One of Franco’s strategies to control the entire country was based on a nationalist principle that forbids the different provinces from embracing their roots. In that way, Catalonians, Galicians, and of course the Basque couldn’t speak their own languages nor celebrate their holidays. This is mainly what sparked the creation of this student group who fought for the right to proudly promote their culture in the Basque Country. In 1959, they adopted the name Euskadi Ta Askatasuna (Basque Homeland and Freedom) and decided to do something more than just organizing meetings and protests. The Basque Nationalist Party had failed in its attempt to fight the dictatorship, so ETA thought they were the only ones capable of actually doing something for their country. They soon became an armed paramilitary group who not only wanted to celebrate their culture, but also wanted to separate officially from the Spanish government.

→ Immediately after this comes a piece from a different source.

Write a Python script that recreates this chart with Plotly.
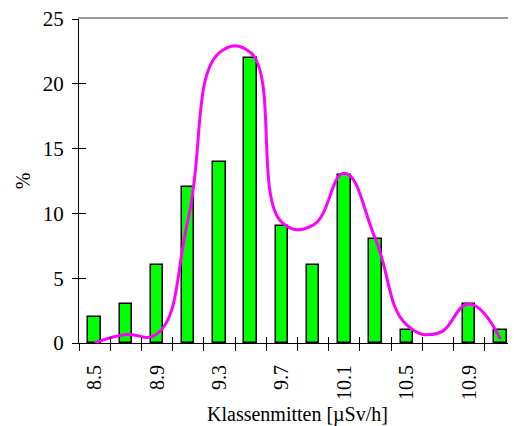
import plotly.graph_objects as go

# Data
klassen = [8.5, 8.7, 8.9, 9.1, 9.3, 9.5, 9.7, 9.9, 10.1, 10.3, 10.5, 10.7, 10.9, 11.1]
prozent = [2, 3, 6, 12, 14, 22, 9, 6, 13, 8, 1, 0, 3, 1]
kurve = [0, 0.65, 0.7, 9.6, 22.4, 22.4, 9.3, 9.1, 13.1, 8, 1.4, 0.75, 3.0, 0.3]
tick_labels = ["8.5", "8.9", "9.3", "9.7", "10.1", "10.5", "10.9"]
y_ticks = [0, 5, 10, 15, 20, 25]

half = (klassen[1] - klassen[0]) / 2
xr = [klassen[0] - half, klassen[-1] + half]
boundaries = [k - half for k in klassen]
label_pos = [float(t) for t in tick_labels]

FONT = "Liberation Serif, Times New Roman, serif"

fig = go.Figure()
fig.add_trace(go.Bar(
    x=klassen, y=prozent, width=0.08,
    marker=dict(color="#00FF00",
                line=dict(color="black", width=[1.5 if v > 0 else 0 for v in prozent])),
    showlegend=False,
))
fig.add_trace(go.Scatter(
    x=klassen, y=kurve, mode="lines",
    line=dict(color="#FF00FF", width=3, shape="spline", smoothing=1.3),
    showlegend=False,
))
# invisible helper traces so overlay axes are drawn
fig.add_trace(go.Scatter(x=klassen, y=prozent, xaxis="x2", yaxis="y2",
                         mode="markers", marker=dict(opacity=0), showlegend=False, hoverinfo="skip"))
fig.add_trace(go.Scatter(x=klassen, y=prozent, xaxis="x3", yaxis="y",
                         mode="markers", marker=dict(opacity=0), showlegend=False, hoverinfo="skip"))
fig.add_trace(go.Scatter(x=klassen, y=prozent, xaxis="x4", yaxis="y",
                         mode="markers", marker=dict(opacity=0), showlegend=False, hoverinfo="skip"))

# page body has an 8px margin, so the figure is sized/offset to compensate
fig.update_layout(
    width=508, height=418,
    margin=dict(l=71, r=0, t=11, b=83),
    paper_bgcolor="white", plot_bgcolor="white",
    font=dict(family=FONT, color="black", size=20),
    bargap=0,
    xaxis=dict(range=xr, tickmode="array", tickvals=boundaries, showticklabels=False,
               ticks="outside", ticklen=7, tickwidth=1, tickcolor="black", automargin=False,
               showline=True, linecolor="black", linewidth=1, showgrid=False, zeroline=False),
    xaxis2=dict(range=xr, overlaying="x", anchor="y", tickmode="array", tickvals=boundaries,
                showticklabels=False, ticks="inside", ticklen=6, tickwidth=1, tickcolor="black",
                automargin=False, showline=False, showgrid=False, zeroline=False),
    xaxis3=dict(range=xr, overlaying="x", anchor="y", side="bottom", tickmode="array",
                tickvals=label_pos, ticktext=tick_labels, tickangle=-90,
                ticks="outside", ticklen=13, tickcolor="rgba(0,0,0,0)", automargin=False,
                tickfont=dict(size=20), showline=False, showgrid=False, zeroline=False,
                title=dict(text="Klassenmitten [µSv/h]", font=dict(size=20), standoff=8)),
    xaxis4=dict(range=xr, overlaying="x", anchor="y", side="top", showticklabels=False,
                ticks="", showline=True, linecolor="#999999", linewidth=1.5, automargin=False,
                showgrid=False, zeroline=False),
    yaxis=dict(range=[0, 25], tickmode="array", tickvals=y_ticks, ticks="outside", ticklen=6,
               tickwidth=1, tickcolor="black", showline=True, linecolor="black", linewidth=1,
               showgrid=False, zeroline=False, tickfont=dict(size=21), automargin=False,
               ticklabelstandoff=4, ticklabeloverflow="allow",
               title=dict(text="%", font=dict(size=20), standoff=6)),
    yaxis2=dict(range=[0, 25], overlaying="y", anchor="x", side="left", tickmode="array",
                tickvals=y_ticks, ticks="inside", ticklen=7, tickwidth=1, tickcolor="black",
                automargin=False, showticklabels=False, showline=False, showgrid=False,
                zeroline=False),
)

fig.write_html("out.html")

They held their first assembly in France in 1962, setting a “declaration of principles,” according to which they developed the nature of what they later became. By the following year, they already had a program, written by Federico Krutwig, called Vasconia. In it, they clearly define their intentions with the movement, the main goal of which was gaining the independence of the Basque Country and the right to embrace their customs and language freely. Over the following couple of years, they adopted a Marxist philosophy and an anti-religious principle, which obviously clashed with Franco’s values.

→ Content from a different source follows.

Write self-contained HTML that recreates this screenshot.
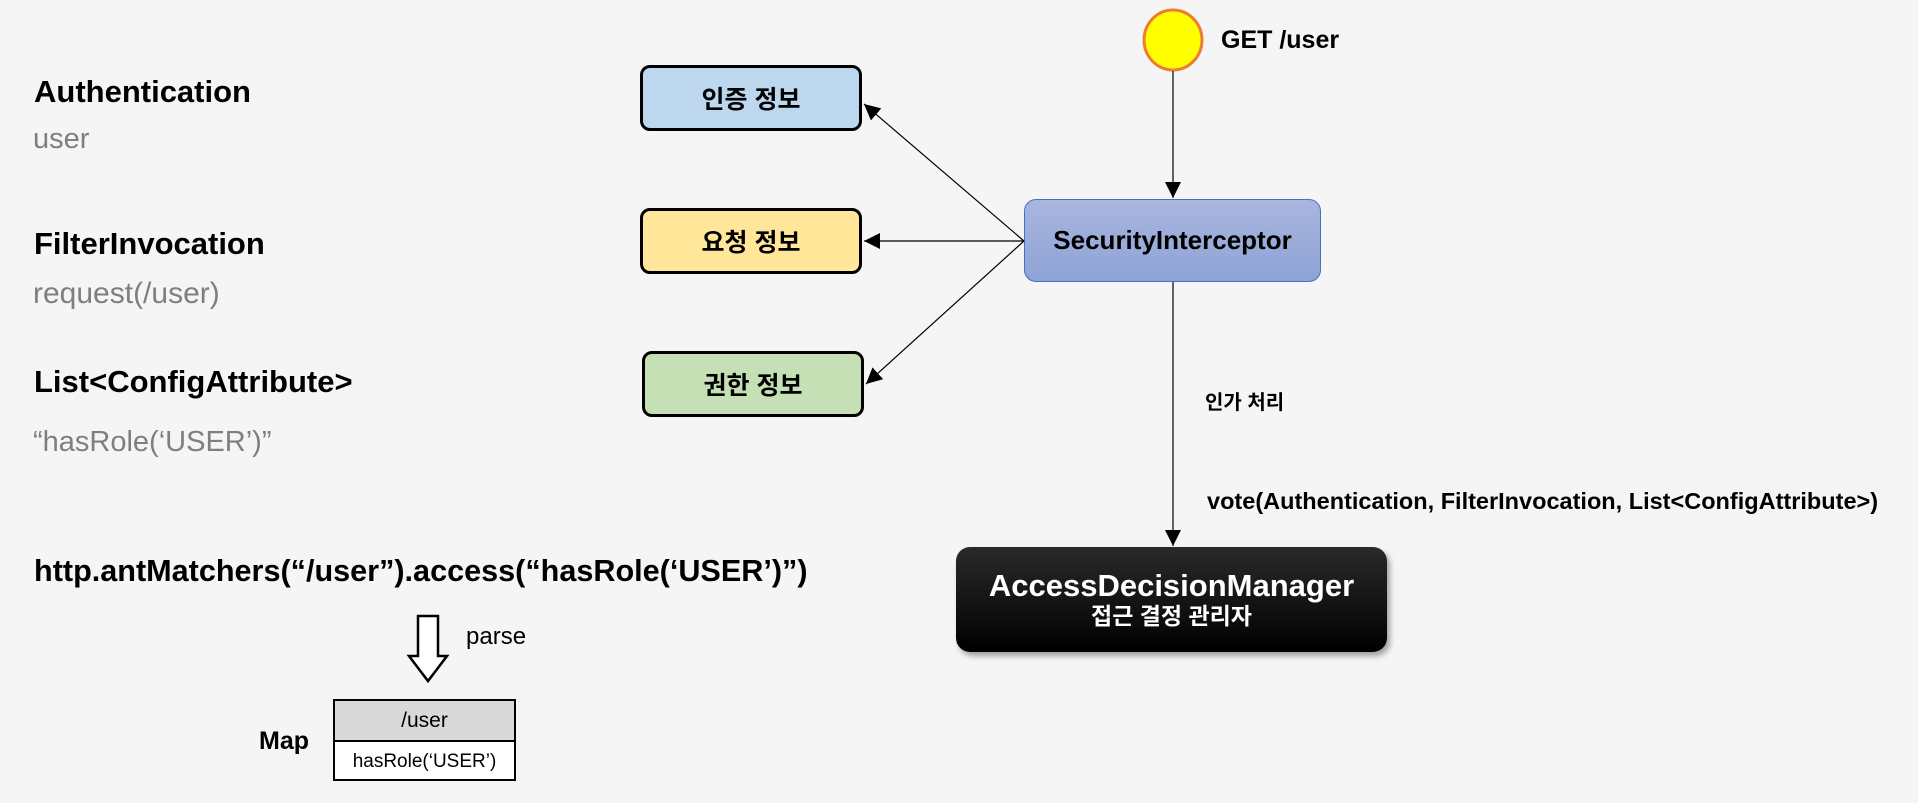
<!DOCTYPE html>
<html><head><meta charset="utf-8"><style>
body{margin:0;background:#f5f5f5;width:1918px;height:803px;overflow:hidden;position:relative;font-family:"Liberation Sans","Noto Sans CJK KR",sans-serif}
.t{position:absolute;white-space:nowrap;line-height:1}
.b{font-weight:bold;color:#000}
.g{color:#7f7f7f}
.box{position:absolute;border:3px solid #000;border-radius:10px;box-sizing:border-box;display:flex;align-items:center;justify-content:center;font-weight:bold;font-size:25px}
</style></head><body>
<div class="t b" style="left:34px;top:76px;font-size:31px">Authentication</div>
<div class="t g" style="left:33px;top:125px;font-size:29px">user</div>
<div class="t b" style="left:34px;top:228px;font-size:31px">FilterInvocation</div>
<div class="t g" style="left:33px;top:279px;font-size:30px">request(/user)</div>
<div class="t b" style="left:34px;top:366px;font-size:31px">List&lt;ConfigAttribute&gt;</div>
<div class="t g" style="left:33px;top:428px;font-size:29px">“hasRole(‘USER’)”</div>
<div class="t b" style="left:34px;top:556px;font-size:30.6px">http.antMatchers(“/user”).access(“hasRole(‘USER’)”)</div>
<div class="t" style="left:466px;top:625px;font-size:24px">parse</div>
<div class="t b" style="left:259px;top:729px;font-size:25px">Map</div>
<div style="position:absolute;left:333px;top:699px;width:183px;height:82px;border:2px solid #000;box-sizing:border-box;background:#fff">
<div style="height:39px;background:#d9d9d9;border-bottom:2px solid #000;display:flex;align-items:center;justify-content:center;font-size:21px">/user</div>
<div style="height:39px;display:flex;align-items:center;justify-content:center;font-size:19px">hasRole(‘USER’)</div></div>
<div class="box" style="left:640px;top:65px;width:222px;height:66px;background:#bdd7ee">인증 정보</div>
<div class="box" style="left:640px;top:208px;width:222px;height:66px;background:#ffe699">요청 정보</div>
<div class="box" style="left:642px;top:351px;width:222px;height:66px;background:#c5e0b4">권한 정보</div>
<div class="box" style="left:1024px;top:199px;width:297px;height:83px;border:1.5px solid #4472c4;border-radius:12px;background:linear-gradient(#a9b6de,#8ea3d6);font-size:26px">SecurityInterceptor</div>
<div class="box" style="left:956px;top:547px;width:431px;height:105px;border:none;border-radius:14px;background:linear-gradient(#2a2a2a,#000);color:#fff;flex-direction:column;box-shadow:3px 4px 6px rgba(0,0,0,.35)">
<div style="font-size:31px;line-height:1.1">AccessDecisionManager</div><div style="font-size:23px;line-height:1.2">접근 결정 관리자</div></div>
<div class="t b" style="left:1221px;top:28px;font-size:25px">GET /user</div>
<div class="t b" style="left:1205px;top:393px;font-size:20px">인가 처리</div>
<div class="t b" style="left:1207px;top:490px;font-size:23.5px">vote(Authentication, FilterInvocation, List&lt;ConfigAttribute&gt;)</div>
<svg width="1918" height="803" style="position:absolute;left:0;top:0">
<defs><marker id="v" markerWidth="16" markerHeight="20" refX="16" refY="8" orient="auto" markerUnits="userSpaceOnUse"><path d="M0,0L16,8L0,16z" fill="#000"/></marker></defs>
<ellipse cx="1173" cy="40" rx="29" ry="30" fill="#ff0" stroke="#ed7d31" stroke-width="3"/>
<line x1="1173" y1="71" x2="1173" y2="198" stroke="#000" stroke-width="1.2" marker-end="url(#v)"/>
<line x1="1173" y1="282" x2="1173" y2="546" stroke="#000" stroke-width="1.2" marker-end="url(#v)"/>
<line x1="1024" y1="241" x2="864" y2="104" stroke="#000" stroke-width="1.2" marker-end="url(#v)"/>
<line x1="1024" y1="241" x2="864" y2="241" stroke="#000" stroke-width="1.2" marker-end="url(#v)"/>
<line x1="1024" y1="241" x2="866" y2="384" stroke="#000" stroke-width="1.2" marker-end="url(#v)"/>
<path d="M418,616H438V656H447L428,681L409,656H418Z" fill="#fff" stroke="#000" stroke-width="2.5"/>
</svg>
</body></html>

For some time, people believed that their first attack had happened in 1960 in a train station in Donostia-San Sebastian (Basque Country). However, many years later, it’s been proven that this bombing was actually planned by a Portuguese-Spanish leftist group called DRIL, while ETA was still planning and establishing their objectives and philosophy. It’s now known that their very first attack happened in 1968, when they shot a member of the Guardia Civil José Pardines Arcay after he tried to arrest Txabi Etxebarrieta (an ETA member) on the road. After this killing, they planned the assassination of Melitón Manzanas, chief of the secret police in San Sebastián, who was known for using torture methods on prisoners. He became ETA’s first planned victim.
In 1970, they kidnapped the German consul to the Basque Country, Eugen Beilh, in an attempt to exchange him for the freedom of some of their members. He was released a few days later. These first attacks and plans showed them they were capable of obtaining their goals through violence and this became their signature strategy during the next decades. During his regime, Franco managed to change the constitution of the monarchy, and the royal family had to flee the country after pronouncing themselves against the dictatorship. Then, when Franco got older, he decided to name a successor for his regime. The spot went to Admiral Luis Carrero Blanco, a man who promised to maintain the fascist regime that Franco had enforced for almost four decades. But ETA wasn’t going to let this happen.
So far in the history of ETA, Operación Ogro has been one of the most shocking and significant schemes. In late 1973, they bombed the car where Carrero was traveling, killing him immediately. This assassination took them months to plan, and after their success, they managed to become one of the deadliest and most fearsome terrorist groups in the world at that time. Up to this moment, ETA somehow had the support of a lot of people throughout the country. Their attacks were targeted at really bad people who had hurt lots of people in their country. So, when Franco died in 1975, and Spain was transitioning towards a democratic monarchy, people wondered if the group was going to dissolve.
It did, but not that literally. ETA was divided into two different groups, a political one and military one. The military group is the one that prevailed for over three decades. Though the regime was over, they still fought for the independence of the Basque Country, but instead of just targeting high-ranking figures, they now started attacking public places where many civilians were injured or killed. I never really supported anarchism, but at least I can say that my great grandfather’s actions never injured nor harmed anyone. That’s perhaps where the line is drawn, in my opinion, and ETA crossed it many times in the eighties and nineties.
After so many bombings and assassinations, in 2006, ETA sent a video in which they were announcing a “permanent ceasefire.” Several talks were held between ETA high-ranking members and the Spanish President at the time, José Rodríguez Zapatero. ETA promised the dissolution of their group and the handing over of all the weapons and ammunition, if the government agreed to give the Basque Country their independence. These talks were actually going somewhere when, in December 2006, ETA detonated a bomb in the airport of Madrid. Zapatero refused to continue the truce talks, and the plans of a ceasefire were over.
In the last few years, ETA continued with minor attacks and a lot of public threats. But finally, in 2017, they announced that the official end of the group would happen this year. Officially, ETA was dissolved on May 2nd, 2018. But is it really over? Have decades of terror and a really bad strategy to achieve independence really come to an end? Let’s hope it’s true, and that if they’re still looking forward to finally gaining their autonomy, they will resort to less violent means.